The once most educated president in the world presided over the worst currency in the world (Robert Mugabe of Zimbabwe) and one of the most well acclaimed Economist of our time in the person of Dr. Bawumia under NPP government, has delivered to Ghanaians the worst performance of the cedi in Ghana’s development agenda so far. This tells you how God works or how economic management is not about qualifications or education, it takes understanding and the steps in the right direction.

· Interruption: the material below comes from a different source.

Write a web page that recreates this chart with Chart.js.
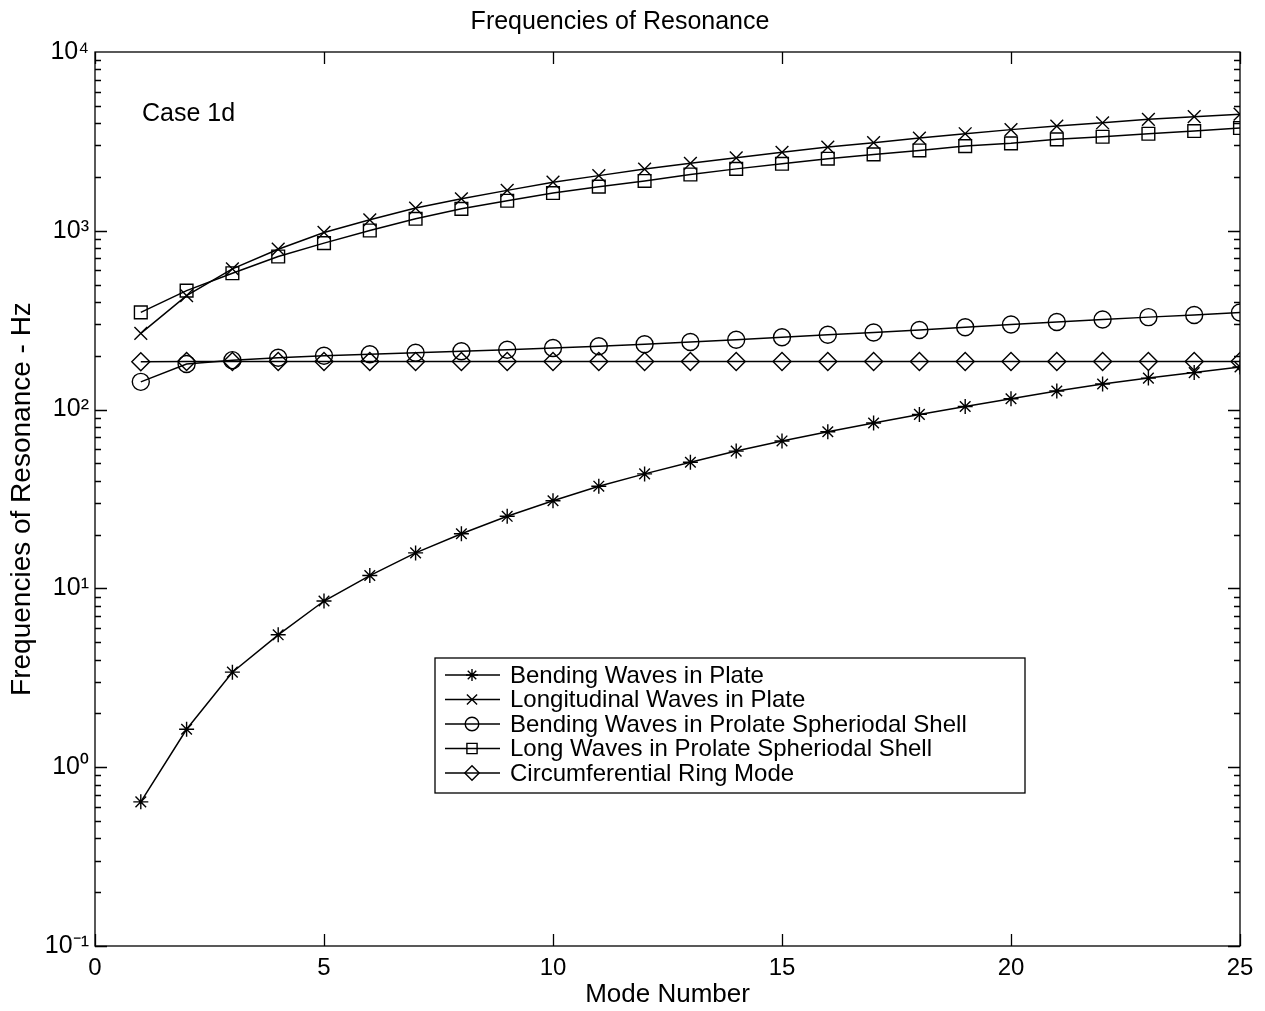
<!DOCTYPE html>
<html>
<head>
<meta charset="utf-8">
<script src="https://cdn.jsdelivr.net/npm/chart.js@4/dist/chart.umd.min.js"></script>
<style>
  html, body { margin: 0; padding: 0; background: #fff; }
  #wrap { width: 1265px; height: 1011px; }
</style>
</head>
<body>
<div id="wrap"><canvas id="c" width="1265" height="1011"></canvas></div>
<script>
// ---- data ----
const modes = [1,2,3,4,5,6,7,8,9,10,11,12,13,14,15,16,17,18,19,20,21,22,23,24,25];
const bendingPlate = [0.64,1.63,3.4,5.5,8.5,11.8,15.8,20.2,25.3,30.9,37.3,43.7,50.8,58.6,66.8,75.2,84.2,94,104,115,127,139,150,161,173];
const longitudinalPlate = [267,434,612,789,979,1152,1340,1511,1683,1870,2035,2215,2385,2560,2750,2940,3110,3300,3490,3680,3850,4020,4200,4350,4490];
const bendingShell = [143,180,189,195,200,204,208,212,216,221,226,232,239,246,254,262,270,279,289,299,309,319,329,338,349];
const longShell = [350,463,579,718,853,1004,1167,1327,1472,1626,1765,1900,2064,2220,2370,2531,2675,2814,2977,3083,3246,3357,3490,3613,3758];
const ringMode = [185,186,186,186,186,186,186,186,186,186,186,186,186,186,186,186,186,186,186,186,186,186,186,186,186];

const seriesNames = [
  'Bending Waves in Plate',
  'Longitudinal Waves in Plate',
  'Bending Waves in Prolate Spheriodal Shell',
  'Long Waves in Prolate Spheriodal Shell',
  'Circumferential Ring Mode'
];
const xTicks = [0,5,10,15,20,25];
const yTicks = [0.1,1,10,100,1000,10000];
const yTickLabels = ['10\u207B\u00B9','10\u2070','10\u00B9','10\u00B2','10\u00B3','10\u2074'];
const titleText = 'Frequencies of Resonance';
const xTitle = 'Mode Number';
const yTitle = 'Frequencies of Resonance - Hz';
const caseLabel = 'Case 1d';

// ---- chart ----
const FONT = "'Liberation Sans', Arial, Helvetica, sans-serif";
const seriesData = [bendingPlate, longitudinalPlate, bendingShell, longShell, ringMode];
const markers = [
  {style: 'star', r: 7.5},
  {style: 'crossRot', r: 9},
  {style: 'circle', r: 8.5},
  {style: 'rect', r: 9},
  {style: 'rectRot', r: 9}
];

const datasets = seriesData.map((arr, i) => ({
  label: seriesNames[i],
  data: modes.map((m, j) => ({x: m, y: arr[j]})),
  borderColor: '#000',
  borderWidth: 1.5,
  pointStyle: markers[i].style,
  pointRadius: markers[i].r,
  pointBorderColor: '#000',
  pointBorderWidth: 1.4,
  pointBackgroundColor: 'rgba(0,0,0,0)',
  fill: false,
  tension: 0
}));

const framePlugin = {
  id: 'frame',
  afterDatasetsDraw(chart) {
    const {ctx, chartArea: ca, scales: {x, y}} = chart;
    ctx.save();
    ctx.strokeStyle = '#000';
    ctx.lineWidth = 1.3;
    ctx.strokeRect(ca.left, ca.top, ca.right - ca.left, ca.bottom - ca.top);
    ctx.beginPath();
    const MAJ = 12, MIN = 6;
    xTicks.forEach(v => {
      const px = Math.round(x.getPixelForValue(v)) + 0.5;
      ctx.moveTo(px, ca.bottom); ctx.lineTo(px, ca.bottom - MAJ);
      ctx.moveTo(px, ca.top); ctx.lineTo(px, ca.top + MAJ);
    });
    for (let d = -1; d <= 3; d++) {
      for (let k = 1; k <= 9; k++) {
        const v = k * Math.pow(10, d);
        const py = Math.round(y.getPixelForValue(v)) + 0.5;
        const len = k === 1 ? MAJ : MIN;
        ctx.moveTo(ca.left, py); ctx.lineTo(ca.left + len, py);
        ctx.moveTo(ca.right, py); ctx.lineTo(ca.right - len, py);
      }
    }
    ctx.stroke();

    // "Case 1d" annotation
    ctx.fillStyle = '#000';
    ctx.font = '25px ' + FONT;
    ctx.textBaseline = 'middle';
    ctx.textAlign = 'left';
    ctx.fillText(caseLabel, ca.left + 47, ca.top + 62);

    // legend box
    const lx = ca.left + 340, ly = ca.top + 606, lw = 590, lh = 135;
    ctx.fillStyle = '#fff';
    ctx.fillRect(lx, ly, lw, lh);
    ctx.lineWidth = 1.3;
    ctx.strokeStyle = '#000';
    ctx.strokeRect(lx, ly, lw, lh);
    ctx.font = '24px ' + FONT;
    chart.data.datasets.forEach((ds, i) => {
      const cy = ly + 17 + i * 24.5;
      ctx.beginPath();
      ctx.lineWidth = 1.5;
      ctx.strokeStyle = '#000';
      ctx.moveTo(lx + 10, cy); ctx.lineTo(lx + 65, cy);
      ctx.stroke();
      ctx.fillStyle = 'rgba(0,0,0,0)';
      ctx.lineWidth = 1.4;
      Chart.helpers.drawPoint(ctx, {
        pointStyle: ds.pointStyle, radius: ds.pointRadius * 0.8,
        borderWidth: 1.4, rotation: 0
      }, lx + 37, cy);
      ctx.fillStyle = '#000';
      ctx.fillText(ds.label, lx + 75, cy + 1);
    });
    ctx.restore();
  }
};

new Chart(document.getElementById('c'), {
  type: 'line',
  data: { datasets },
  options: {
    responsive: false,
    animation: false,
    events: [],
    layout: { padding: { left: 0, right: 25, top: 0, bottom: 0 } },
    plugins: {
      legend: { display: false },
      tooltip: { enabled: false },
      title: {
        display: true,
        text: titleText,
        color: '#000',
        font: { family: FONT, size: 25, weight: 'normal' },
        padding: { top: 7, bottom: 15 }
      }
    },
    scales: {
      x: {
        type: 'linear',
        min: 0, max: 25,
        afterBuildTicks: s => { s.ticks = xTicks.map(v => ({value: v})); },
        ticks: { color: '#000', font: { family: FONT, size: 24 }, padding: 8, maxRotation: 0 },
        grid: { display: false, drawTicks: false },
        border: { display: false },
        title: { display: true, text: xTitle, color: '#000', font: { family: FONT, size: 26 }, padding: { top: 0, bottom: 1 } },
        afterFit: s => { s.height = 65; }
      },
      y: {
        type: 'logarithmic',
        min: 0.1, max: 10000,
        afterBuildTicks: s => { s.ticks = yTicks.map(v => ({value: v, major: true})); },
        ticks: {
          color: '#000', font: { family: FONT, size: 25 }, padding: 6,
          callback: (v) => { const i = yTicks.findIndex(t => Math.abs(t - v) / t < 1e-6); return i >= 0 ? yTickLabels[i] : ''; }
        },
        grid: { display: false, drawTicks: false },
        border: { display: false },
        title: { display: true, text: yTitle, color: '#000', font: { family: FONT, size: 28 }, padding: { top: 5, bottom: 0 } },
        afterFit: s => { s.width = 95; }
      }
    }
  },
  plugins: [framePlugin]
});
</script>
</body>
</html>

There is nothing wrong in being a copy cat. What has worked for other developed countries can work for us too. Let’s copy their ways of strengthening their currencies. Self dependence is the key to salvage any nation’s currency. Produce, buy, sell and consume your own consumer and capital goods and make your private sector an engine of growth. Empower private business people to excel because they keep money in circulation within your country. This controls inflation and boost local investments. A deliberate effort must be made by government to establish manufacturing companies who manufacture secondary products from your primary produce.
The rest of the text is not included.